These could include reviving special national investment funds (SNIFs), which the Centre had used for certain loss-making PSUs in 2013. Under this route, the government parks the PSU stakes it would eventually require to divest into an SNIF run by independent market experts. That stake is considered divested by Sebi. The SNIF could later sell the PSU stakes.
“There have been discussions between the Sebi and DIPAM on the August deadline and these talks will continue. Various options are being looked at, including SNIF,” said a senior government official. “The government has not asked the Sebi to extend the deadline for compulsory maximum 75 per cent shareholding in PSUs.”
Some PSUs in which the Centre still holds more than 75 per cent are Coal India (79.8 per cent), NLC India Ltd (89.3 per cent), SJVN (90 per cent), Central Bank of India (81.3 per cent), State Trading Corp (90 per cent), Andrew Yule (89.3 per cent) and ITI (94.9 per cent).

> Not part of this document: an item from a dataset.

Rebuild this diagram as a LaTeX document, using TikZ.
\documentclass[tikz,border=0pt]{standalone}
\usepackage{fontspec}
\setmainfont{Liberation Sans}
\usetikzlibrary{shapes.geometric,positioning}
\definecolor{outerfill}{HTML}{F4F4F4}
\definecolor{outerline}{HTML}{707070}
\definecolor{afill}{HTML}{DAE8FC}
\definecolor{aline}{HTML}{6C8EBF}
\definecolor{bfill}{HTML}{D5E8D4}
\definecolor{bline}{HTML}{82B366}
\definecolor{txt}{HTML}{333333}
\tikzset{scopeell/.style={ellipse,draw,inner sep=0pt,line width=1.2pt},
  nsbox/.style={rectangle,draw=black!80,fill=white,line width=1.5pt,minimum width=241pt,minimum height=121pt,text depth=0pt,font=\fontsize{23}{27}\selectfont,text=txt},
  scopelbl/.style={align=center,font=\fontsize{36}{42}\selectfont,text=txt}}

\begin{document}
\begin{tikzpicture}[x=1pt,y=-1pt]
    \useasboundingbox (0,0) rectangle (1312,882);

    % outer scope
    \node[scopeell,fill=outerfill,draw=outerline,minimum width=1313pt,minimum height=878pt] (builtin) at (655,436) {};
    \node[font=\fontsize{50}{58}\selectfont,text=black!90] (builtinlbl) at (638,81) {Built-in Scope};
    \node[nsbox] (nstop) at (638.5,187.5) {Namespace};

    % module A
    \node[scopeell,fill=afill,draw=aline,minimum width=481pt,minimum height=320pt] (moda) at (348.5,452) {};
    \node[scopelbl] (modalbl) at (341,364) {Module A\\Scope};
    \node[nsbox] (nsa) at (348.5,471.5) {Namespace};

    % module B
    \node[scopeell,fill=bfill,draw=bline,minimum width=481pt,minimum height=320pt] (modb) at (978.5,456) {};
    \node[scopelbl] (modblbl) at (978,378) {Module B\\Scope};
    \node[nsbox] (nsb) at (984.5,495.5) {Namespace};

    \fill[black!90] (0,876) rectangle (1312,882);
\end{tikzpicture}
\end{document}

The Narendra Modi government might look to completely exit loss-making PSUs as part of its strategic-sale road map. But that certainly won’t happen before August.
What adds to the Centre’s burden is that it is planning to take a number of companies public this year and would hence have to ensure minimum 25 per cent public shareholding in these as well. Dipam is working on listing rail PSUs such as IRCTC, IRCON and IRFC, as well as the five insurance companies — New India Assurance, United India Insurance, Oriental Insurance, National Insurance and General Insurance Corporation of India.
The total disinvestment target for 2017-18 is Rs 72,500 crore, the highest ever. Of this, Rs 46,500 crore is expected from minority stake sales, buybacks, employee offers-for-sale, initial public offerings and through the CPSE exchange-traded fund route. About Rs 15,000 crore is budgeted to come from strategic sale in PSUs. The remaining Rs 11,000 crore is expected to come from insurance IPOs.